Category 3: Baby Gear and Supplies

The gear list that feels optional often is not, and the gear that feels essential often is.

| Item | Low-End | Mid-Range | High-End | |------|---------|-----------|---------| | Crib and mattress | $200 | $450 | $1,200 | | Car seat (infant) | $80 | $200 | $350 | | Stroller | $150 | $500 | $1,200 | | Baby monitor | $30 | $150 | $350 | | Swing / bouncer | $80 | $180 | $350 | | Feeding supplies | $100 | $250 | $500 | | Clothing (first year, sizes change fast) | $300 | $600 | $1,500 | | Diapers (year 1, ~2,500 diapers) | $550 | $700 | $1,200 | | Wipes | $150 | $200 | $300 | | Gear Total | $1,640 | $3,230 | $6,950 |

Buying used significantly reduces gear costs. Car seats should be purchased new (unknown crash history). Everything else is safe used.

Category typical range: $1,500-$5,000

Category 4: Healthcare Premium Increase

Adding a dependent to employer health insurance increases premiums. The difference between employee-only and employee+family coverage averages $400-$700/month.
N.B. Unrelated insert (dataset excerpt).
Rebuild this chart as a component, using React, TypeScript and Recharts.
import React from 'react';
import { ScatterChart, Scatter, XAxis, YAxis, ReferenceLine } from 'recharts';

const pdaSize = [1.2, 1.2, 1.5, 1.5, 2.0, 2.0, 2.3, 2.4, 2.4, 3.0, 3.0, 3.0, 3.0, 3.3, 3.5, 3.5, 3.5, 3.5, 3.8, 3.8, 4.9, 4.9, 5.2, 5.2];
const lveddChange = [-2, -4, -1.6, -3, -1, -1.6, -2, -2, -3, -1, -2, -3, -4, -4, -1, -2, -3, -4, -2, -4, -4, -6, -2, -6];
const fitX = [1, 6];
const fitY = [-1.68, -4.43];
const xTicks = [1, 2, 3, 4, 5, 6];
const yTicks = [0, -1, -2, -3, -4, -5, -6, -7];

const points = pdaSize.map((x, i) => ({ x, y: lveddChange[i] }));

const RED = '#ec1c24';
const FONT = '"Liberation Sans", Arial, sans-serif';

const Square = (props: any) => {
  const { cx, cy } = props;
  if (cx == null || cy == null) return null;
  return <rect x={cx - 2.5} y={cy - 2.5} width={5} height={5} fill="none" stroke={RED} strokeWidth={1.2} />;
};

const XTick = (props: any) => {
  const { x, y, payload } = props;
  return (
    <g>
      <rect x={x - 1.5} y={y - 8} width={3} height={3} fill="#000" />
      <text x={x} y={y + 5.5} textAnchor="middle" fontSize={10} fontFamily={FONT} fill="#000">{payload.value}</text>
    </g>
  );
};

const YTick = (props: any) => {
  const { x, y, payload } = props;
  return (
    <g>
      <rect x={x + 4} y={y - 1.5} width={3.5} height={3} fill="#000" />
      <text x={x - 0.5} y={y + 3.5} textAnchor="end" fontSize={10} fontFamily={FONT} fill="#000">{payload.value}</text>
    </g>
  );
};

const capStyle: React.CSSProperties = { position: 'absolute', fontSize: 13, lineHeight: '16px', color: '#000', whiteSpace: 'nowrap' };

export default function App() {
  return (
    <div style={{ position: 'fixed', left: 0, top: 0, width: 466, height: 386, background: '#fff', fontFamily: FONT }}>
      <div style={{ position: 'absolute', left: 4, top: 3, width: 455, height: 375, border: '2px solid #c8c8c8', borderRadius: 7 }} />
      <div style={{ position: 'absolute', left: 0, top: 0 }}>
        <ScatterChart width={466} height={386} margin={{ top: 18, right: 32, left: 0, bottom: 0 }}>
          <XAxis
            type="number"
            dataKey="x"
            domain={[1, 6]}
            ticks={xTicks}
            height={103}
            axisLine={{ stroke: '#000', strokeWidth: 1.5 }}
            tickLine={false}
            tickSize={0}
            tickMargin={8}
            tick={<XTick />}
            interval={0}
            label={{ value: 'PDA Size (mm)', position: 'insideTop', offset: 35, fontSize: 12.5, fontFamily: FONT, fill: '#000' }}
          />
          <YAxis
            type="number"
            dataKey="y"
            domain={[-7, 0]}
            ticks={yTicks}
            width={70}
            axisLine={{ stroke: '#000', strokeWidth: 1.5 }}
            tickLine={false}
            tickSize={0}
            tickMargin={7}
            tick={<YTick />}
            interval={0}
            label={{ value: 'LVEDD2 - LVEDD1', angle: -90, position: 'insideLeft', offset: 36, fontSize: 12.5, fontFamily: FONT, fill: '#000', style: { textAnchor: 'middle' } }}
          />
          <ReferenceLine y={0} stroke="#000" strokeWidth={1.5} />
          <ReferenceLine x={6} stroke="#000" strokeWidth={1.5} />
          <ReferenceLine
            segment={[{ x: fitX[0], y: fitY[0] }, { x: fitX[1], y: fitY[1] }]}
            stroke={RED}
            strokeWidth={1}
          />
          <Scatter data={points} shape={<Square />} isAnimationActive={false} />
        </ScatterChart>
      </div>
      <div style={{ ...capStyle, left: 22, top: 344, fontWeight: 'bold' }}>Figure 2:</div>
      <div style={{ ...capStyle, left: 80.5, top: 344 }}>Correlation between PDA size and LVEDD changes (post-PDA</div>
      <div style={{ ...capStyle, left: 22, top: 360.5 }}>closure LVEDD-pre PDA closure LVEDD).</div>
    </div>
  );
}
Annual cost increase: $4,800-$8,400.

Many parents do not factor this in because it comes out pre-tax from the paycheck and feels invisible.

Category 5: Lost Income

This varies enormously and has the largest long-term financial impact.
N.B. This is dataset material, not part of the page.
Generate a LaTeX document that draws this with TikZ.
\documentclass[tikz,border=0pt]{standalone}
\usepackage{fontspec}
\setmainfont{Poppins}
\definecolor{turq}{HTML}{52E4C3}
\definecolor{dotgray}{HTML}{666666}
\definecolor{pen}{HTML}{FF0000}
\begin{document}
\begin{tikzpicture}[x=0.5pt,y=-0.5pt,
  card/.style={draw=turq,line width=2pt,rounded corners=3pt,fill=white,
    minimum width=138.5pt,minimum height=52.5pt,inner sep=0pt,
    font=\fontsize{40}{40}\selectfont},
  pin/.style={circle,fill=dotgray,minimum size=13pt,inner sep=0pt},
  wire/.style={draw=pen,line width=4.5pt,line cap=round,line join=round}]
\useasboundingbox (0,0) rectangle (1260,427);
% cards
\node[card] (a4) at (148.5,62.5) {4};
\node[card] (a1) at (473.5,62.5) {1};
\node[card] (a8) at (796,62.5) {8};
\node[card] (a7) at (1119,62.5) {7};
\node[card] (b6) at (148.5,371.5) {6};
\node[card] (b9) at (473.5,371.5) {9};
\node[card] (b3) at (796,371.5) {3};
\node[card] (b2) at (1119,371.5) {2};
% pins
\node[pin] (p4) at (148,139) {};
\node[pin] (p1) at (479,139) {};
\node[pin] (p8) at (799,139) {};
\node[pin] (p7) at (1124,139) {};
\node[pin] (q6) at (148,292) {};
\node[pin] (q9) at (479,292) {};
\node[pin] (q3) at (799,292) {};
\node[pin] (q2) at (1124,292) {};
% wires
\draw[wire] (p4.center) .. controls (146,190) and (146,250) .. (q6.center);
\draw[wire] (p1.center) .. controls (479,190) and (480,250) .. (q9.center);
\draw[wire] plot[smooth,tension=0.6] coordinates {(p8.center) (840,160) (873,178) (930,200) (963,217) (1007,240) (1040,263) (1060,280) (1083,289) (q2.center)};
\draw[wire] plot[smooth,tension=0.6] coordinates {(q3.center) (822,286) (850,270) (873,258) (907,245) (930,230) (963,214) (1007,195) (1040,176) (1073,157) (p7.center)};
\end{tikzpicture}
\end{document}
Unpaid FMLA leave: 12 weeks for qualifying employees. At $80,000 annual salary, 12 weeks = $18,500 in lost income. Many families cannot afford the full leave and return early.
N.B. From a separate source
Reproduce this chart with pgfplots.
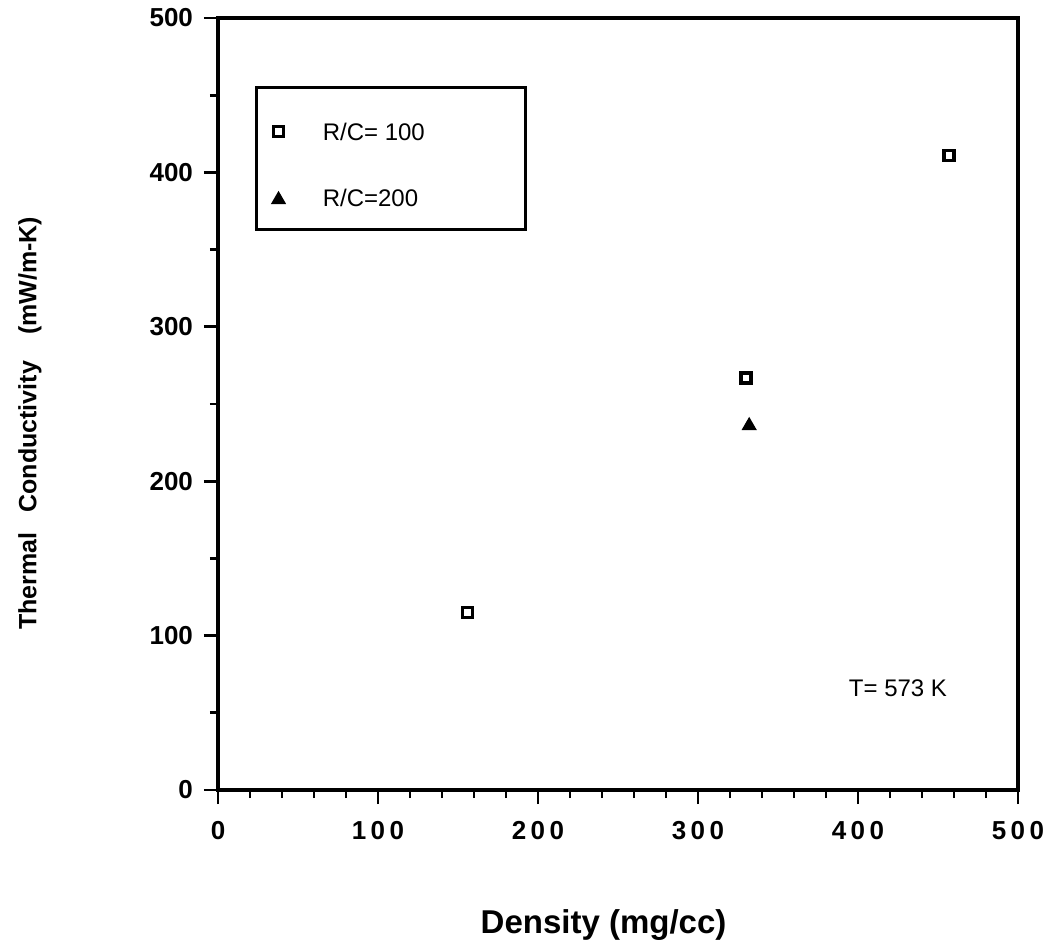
\documentclass[border=0pt]{standalone}
\usepackage{fontspec}
\setmainfont{Liberation Sans}
\usepackage{pgfplots}
\pgfplotsset{compat=1.18}
\pgfplotsset{lowmark legend/.style={
    legend image code/.code={\draw[##1] plot coordinates {(0.3cm,-3pt)};}}}

\begin{document}
\begin{tikzpicture}
% invisible frame giving the page the reference's extent (0.5pt per pixel)
\path (-109pt,-80pt) rectangle (419pt,395pt);

\begin{axis}[
    at={(0,0)}, anchor=south west,
    scale only axis,
    width=400pt, height=386pt,
    xmin=0, xmax=500, ymin=0, ymax=500,
    axis line style={line width=1.6pt},
    xtick={0,100,...,500},
    ytick={0,100,...,500},
    xticklabels={0, 1\,0\,0, 2\,0\,0, 3\,0\,0, 4\,0\,0, 5\,0\,0},
    minor x tick num=4,
    minor y tick num=1,
    xtick pos=left, ytick pos=left,
    tick align=outside,
    major tick length=7pt,
    minor tick length=4pt,
    every tick/.style={black, line width=1.4pt},
    tick label style={font=\fontsize{13}{13}\selectfont\bfseries},
    /pgf/number format/assume math mode=true,
    xticklabel style={yshift=-5pt},
    yticklabel style={xshift=-2pt},
    xlabel={Density (mg/cc)},
    ylabel={Thermal\hspace{10pt}Conductivity\hspace{13pt}(mW/m-K)},
    xlabel style={font=\fontsize{16.5}{16.5}\selectfont\bfseries,
        at={(rel axis cs:0.482,0)}, anchor=center, yshift=-67.5pt},
    ylabel style={font=\fontsize{12.5}{12.5}\selectfont\bfseries,
        at={(rel axis cs:0,0.475)}, anchor=center, yshift=94pt},
    clip=false,
    legend style={
        at={(rel axis cs:0.046,0.912)}, anchor=north west,
        draw=black, line width=1.5pt,
        font=\fontsize{12}{12}\selectfont,
        inner xsep=8pt, inner ysep=8pt,
        row sep=19pt,
        legend cell align=left,
    },
]

\addplot[only marks, mark=square, mark size=2.5pt,
    mark options={line width=1.8pt, black}, lowmark legend]
coordinates {
    (156,115)
    (330,267)
    (457,411)
};
\addlegendentry{\rule{0pt}{16.5pt}\hspace{17pt}\makebox[91.5pt][l]{R/C= 100}}

\addplot[only marks, mark=triangle*, mark size=3.6pt,
    mark options={line width=0.8pt, black, fill=black}]
coordinates {
    (332,236)
};
\addlegendentry{\hspace{17pt}R/C=200}

\node[font=\fontsize{12}{12}\selectfont] at (axis cs:425,66) {T= 573 K};

\end{axis}
\end{tikzpicture}
\end{document}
Reduced hours: One parent shifting to part-time after return. 20 hours instead of 40 at $40/hour = $41,600/year income reduction.

Career impact: Research consistently shows that mothers' earnings growth slows post-child while fathers' is typically unaffected or slightly increases. The lifetime earnings impact for mothers averaging $1.5-$2.0 million over a career.

The First-Year Total

For a median US household:

| Category | Estimate | |----------|---------| | Healthcare (birth + first year) | $3,500 | | Childcare (daycare, 8 months back at work) | $12,000 | | Gear and supplies | $3,000 | | Insurance premium increase | $5,400 | | Lost income during leave (6 weeks) | $9,200 | | First-Year Total | $33,100 |

For a dual-income couple in a major city using a nanny and having no company-paid leave, the number exceeds $60,000.

Preparing Financially

6-12 months before pregnancy: Build an emergency fund of 6 months expenses. The first year with a baby produces unexpected expenses that drain savings.

FSA / HSA: Maximize dependent care FSA ($5,000) and health FSA ($3,050 in 2026) contributions. Use pre-tax dollars for both healthcare and childcare.

Life insurance review: Both parents need term life insurance before the baby arrives. A $1 million 20-year term policy for a healthy 30-year-old runs $30-$50/month.

Beneficiary updates: Update 401k, IRA, and life insurance beneficiaries after the baby is born. Name a guardian in your will.

Frequently Asked Questions

Does having a baby qualify for any tax breaks?

Several: Child Tax Credit ($2,000/child), Dependent Care Credit (up to $1,050 for one child's care costs), adoption credit if applicable, and child deduction in some states. High earners phase out of some credits. Use the IRS Child Tax Credit tool to calculate your specific benefit.

How much should we save before having a baby?

Target 6 months of family expenses as an emergency fund, plus the estimated first-year costs above your normal spending. For most households this means $15,000-$25,000 in additional liquid savings before the birth.

What is the total cost of raising a child to 18?

The USDA estimates $250,000-$310,000 for a middle-income family, not including college. That is $14,000-$17,000 per year, every year for 18 years. The estimate excludes college costs, which add $100,000-$300,000+ depending on the institution.